HipHop: Die "Crew vom Deich" predigt die vollendete Enthemmung.

„Das könnt Ihr doch nicht machen! Entweder gibt es niemanden, der Malte, Buddy, Philipp und Sebi auf diesen Umstand hinweist, oder die vier schlagen alle Warnungen in den steifen Nordwind. Ein Album wie NOCH 5 MINUTEN MUTTI bedurfte jedenfalls der kompletten Enthemmung. Wer mit dem Humor der „Crew vom Deich“ nicht kann, für den fungiert schon „Intro“ als Rausschmeißer. Hier bekommt die Nation in grausiger Rockballaden-Parodie zwischen Black Föös und mittlerem Maffay vorgeknödelt, dass die Zeit des Wartens vorbei und das neue Album „der Hammer“ sei. Stimmt schon. NOCH 5 MINUTEN MUTTI ist nichts zu fett, ein Bastard aus G- und Homerecording-Funk, Stevie-Wonder-Synthie-Riffs und 80’s-Retro-Disco, näher an Dr.

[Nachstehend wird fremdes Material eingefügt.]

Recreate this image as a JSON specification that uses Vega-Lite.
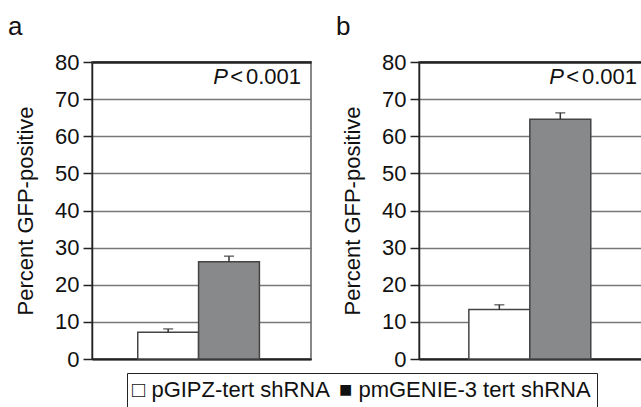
{
  "$schema": "https://vega.github.io/schema/vega-lite/v6.json",
  "padding": {"left": 7, "top": 13, "right": 0, "bottom": 0},
  "config": {
    "font": "Liberation Sans",
    "view": {"stroke": "#888888", "strokeWidth": 2},
    "title": {"fontSize": 26, "fontWeight": "normal", "color": "#111111", "anchor": "start", "frame": "bounds"},
    "axisY": {
      "titleFontSize": 22, "titleFontWeight": "normal", "titleColor": "#111111", "titlePadding": 17.5,
      "labelFontSize": 22, "labelColor": "#111111", "labelPadding": 4, "tickSize": 9, "tickColor": "#222222", "tickWidth": 1.5,
      "domainColor": "#222222", "domainWidth": 1.5, "values": [0, 10, 20, 30, 40, 50, 60, 70, 80], "grid": true,
      "gridColor": {"condition": {"test": "datum.value === 80 || datum.value === 0", "value": "#222222"}, "value": "#777777"},
      "gridWidth": {"condition": {"test": "datum.value === 80", "value": 2.5}, "value": 1.5}
    },
    "axisX": {"labels": false, "ticks": false, "title": null, "domain": true, "domainColor": "#222222", "domainWidth": 2, "grid": false},
    "legend": {
      "orient": "none", "legendX": 35, "legendY": 311, "direction": "horizontal", "title": null,
      "strokeColor": "#222222", "padding": 6, "labelFontSize": 22, "labelColor": "#111111",
      "symbolSize": 0, "symbolStrokeWidth": 0, "symbolOpacity": 0, "labelOffset": -23, "columnPadding": 9, "labelLimit": 400
    }
  },
  "datasets": {
    "bars": [
      {"panel": "a", "construct": "pGIPZ-tert shRNA", "pct": 7.2, "upper": 8.1},
      {"panel": "a", "construct": "pmGENIE-3 tert shRNA", "pct": 26.2, "upper": 27.7},
      {"panel": "b", "construct": "pGIPZ-tert shRNA", "pct": 13.3, "upper": 14.6},
      {"panel": "b", "construct": "pmGENIE-3 tert shRNA", "pct": 64.6, "upper": 66.3}
    ],
    "notes": [
      {"panel": "a", "p": "P", "lt": "<", "num": "0.001"},
      {"panel": "b", "p": "P", "lt": "<", "num": "0.001"}
    ]
  },
  "spacing": 23,
  "resolve": {"scale": {"fill": "shared"}},
  "hconcat": [
    {
      "width": 219, "height": 297,
      "title": {"text": "a", "dx": -6, "offset": 11},
      "layer": [
        {
          "data": {"name": "bars"}, "transform": [{"filter": "datum.panel === 'a'"}],
          "mark": {"type": "bar", "stroke": "#444444", "strokeWidth": 1.5},
          "encoding": {
            "x": {"field": "construct", "type": "nominal", "scale": {"domain": ["pGIPZ-tert shRNA", "pmGENIE-3 tert shRNA"], "paddingInner": 0, "paddingOuter": 0.8, "align": 0.47}},
            "y": {"field": "pct", "type": "quantitative", "scale": {"domain": [0, 80]}, "axis": {"title": "Percent GFP-positive"}},
            "fill": {"field": "construct", "type": "nominal",
              "scale": {"domain": ["pGIPZ-tert shRNA", "pmGENIE-3 tert shRNA"], "range": ["#ffffff", "#88898b"]},
              "legend": {"labelExpr": "(datum.value === 'pGIPZ-tert shRNA' ? '□ ' : '■ ') + datum.label"}
            }
          }
        },
        {
          "data": {"name": "bars"}, "transform": [{"filter": "datum.panel === 'a'"}],
          "mark": {"type": "rule", "color": "#333333", "strokeWidth": 1.5},
          "encoding": {"x": {"field": "construct", "type": "nominal"}, "y": {"field": "pct", "type": "quantitative"}, "y2": {"field": "upper"}}
        },
        {
          "data": {"name": "bars"}, "transform": [{"filter": "datum.panel === 'a'"}],
          "mark": {"type": "tick", "orient": "horizontal", "color": "#333333", "thickness": 1.5, "size": 10},
          "encoding": {"x": {"field": "construct", "type": "nominal"}, "y": {"field": "upper", "type": "quantitative"}}
        },
        {
          "data": {"name": "notes"}, "transform": [{"filter": "datum.panel === 'a'"}],
          "mark": {"type": "text", "align": "right", "baseline": "alphabetic", "fontSize": 22, "dx": -10, "color": "#111111"},
          "encoding": {"x": {"value": "width"}, "y": {"datum": 74}, "text": {"field": "num"}}
        },
        {
          "data": {"name": "notes"}, "transform": [{"filter": "datum.panel === 'a'"}],
          "mark": {"type": "text", "align": "right", "baseline": "alphabetic", "fontSize": 22, "dx": -68, "color": "#111111"},
          "encoding": {"x": {"value": "width"}, "y": {"datum": 74}, "text": {"field": "lt"}}
        },
        {
          "data": {"name": "notes"}, "transform": [{"filter": "datum.panel === 'a'"}],
          "mark": {"type": "text", "align": "right", "baseline": "alphabetic", "fontSize": 22, "fontStyle": "italic", "dx": -83, "color": "#111111"},
          "encoding": {"x": {"value": "width"}, "y": {"datum": 74}, "text": {"field": "p"}}
        }
      ]
    },
    {
      "width": 228, "height": 297,
      "title": {"text": "b", "dx": -5, "offset": 11},
      "layer": [
        {
          "data": {"name": "bars"}, "transform": [{"filter": "datum.panel === 'b'"}],
          "mark": {"type": "bar", "stroke": "#444444", "strokeWidth": 1.5},
          "encoding": {
            "x": {"field": "construct", "type": "nominal", "scale": {"domain": ["pGIPZ-tert shRNA", "pmGENIE-3 tert shRNA"], "paddingInner": 0, "paddingOuter": 0.87, "align": 0.47}},
            "y": {"field": "pct", "type": "quantitative", "scale": {"domain": [0, 80]}, "axis": {"title": "Percent GFP-positive"}},
            "fill": {"field": "construct", "type": "nominal",
              "scale": {"domain": ["pGIPZ-tert shRNA", "pmGENIE-3 tert shRNA"], "range": ["#ffffff", "#88898b"]},
              "legend": {"labelExpr": "(datum.value === 'pGIPZ-tert shRNA' ? '□ ' : '■ ') + datum.label"}
            }
          }
        },
        {
          "data": {"name": "bars"}, "transform": [{"filter": "datum.panel === 'b'"}],
          "mark": {"type": "rule", "color": "#333333", "strokeWidth": 1.5},
          "encoding": {"x": {"field": "construct", "type": "nominal"}, "y": {"field": "pct", "type": "quantitative"}, "y2": {"field": "upper"}}
        },
        {
          "data": {"name": "bars"}, "transform": [{"filter": "datum.panel === 'b'"}],
          "mark": {"type": "tick", "orient": "horizontal", "color": "#333333", "thickness": 1.5, "size": 10},
          "encoding": {"x": {"field": "construct", "type": "nominal"}, "y": {"field": "upper", "type": "quantitative"}}
        },
        {
          "data": {"name": "notes"}, "transform": [{"filter": "datum.panel === 'b'"}],
          "mark": {"type": "text", "align": "right", "baseline": "alphabetic", "fontSize": 22, "dx": -10, "color": "#111111"},
          "encoding": {"x": {"value": "width"}, "y": {"datum": 74}, "text": {"field": "num"}}
        },
        {
          "data": {"name": "notes"}, "transform": [{"filter": "datum.panel === 'b'"}],
          "mark": {"type": "text", "align": "right", "baseline": "alphabetic", "fontSize": 22, "dx": -68, "color": "#111111"},
          "encoding": {"x": {"value": "width"}, "y": {"datum": 74}, "text": {"field": "lt"}}
        },
        {
          "data": {"name": "notes"}, "transform": [{"filter": "datum.panel === 'b'"}],
          "mark": {"type": "text", "align": "right", "baseline": "alphabetic", "fontSize": 22, "fontStyle": "italic", "dx": -83, "color": "#111111"},
          "encoding": {"x": {"value": "width"}, "y": {"datum": 74}, "text": {"field": "p"}}
        }
      ]
    }
  ]
}
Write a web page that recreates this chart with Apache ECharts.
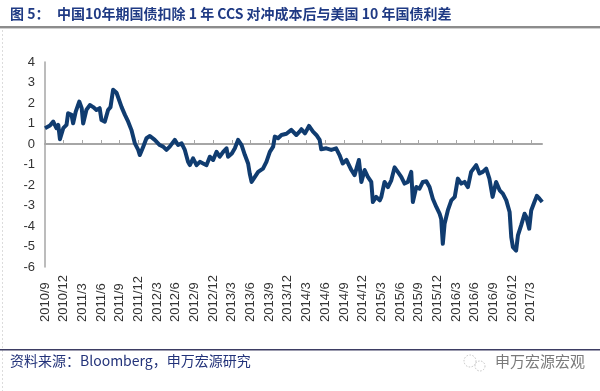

Dres skurrilen Eminem-Produktionen als irgendwas zwischen den Deichen und den Alpen, doch immer auch formvollendetes HipHop-Kiez-Theater. Als chartsbrechendes Brett und MUTTI-Opener schicken Deichkind den Party-Bouncer „Limit“ ins Rennen. Straight, satt, schnell. Dergestalt hochgepitcht wird ein jeder dankbares Opfer für Stolperfallen wie dem stotternden, aus Bubblegum gestrickten „Geheimnis“ oder dem tiefen Soul bekiffter Schlümpfe im wunderlichen „Pling Pling“. Mit diesem Album gelingt Deichkind das Kunststück, sich jenseits der Parodie fürstlich zu beömmeln über etablierten Sprechgesang und R ’n‘ B, gleichzeitig aber seinen Pappenheimern selbst die sämigst gerührte Kost seit – hier bitte eigene(n) Lieblings-Künstler einsetzen – zu kredenzen. Vielleicht der einzige Schwachpunkt: Bei allem Wortwitz ermüdet der vertonte Hormonstau in pubertären Versteifungen wie „Pferd im Stall“ und „Sex im Kopf“ mit der Zeit.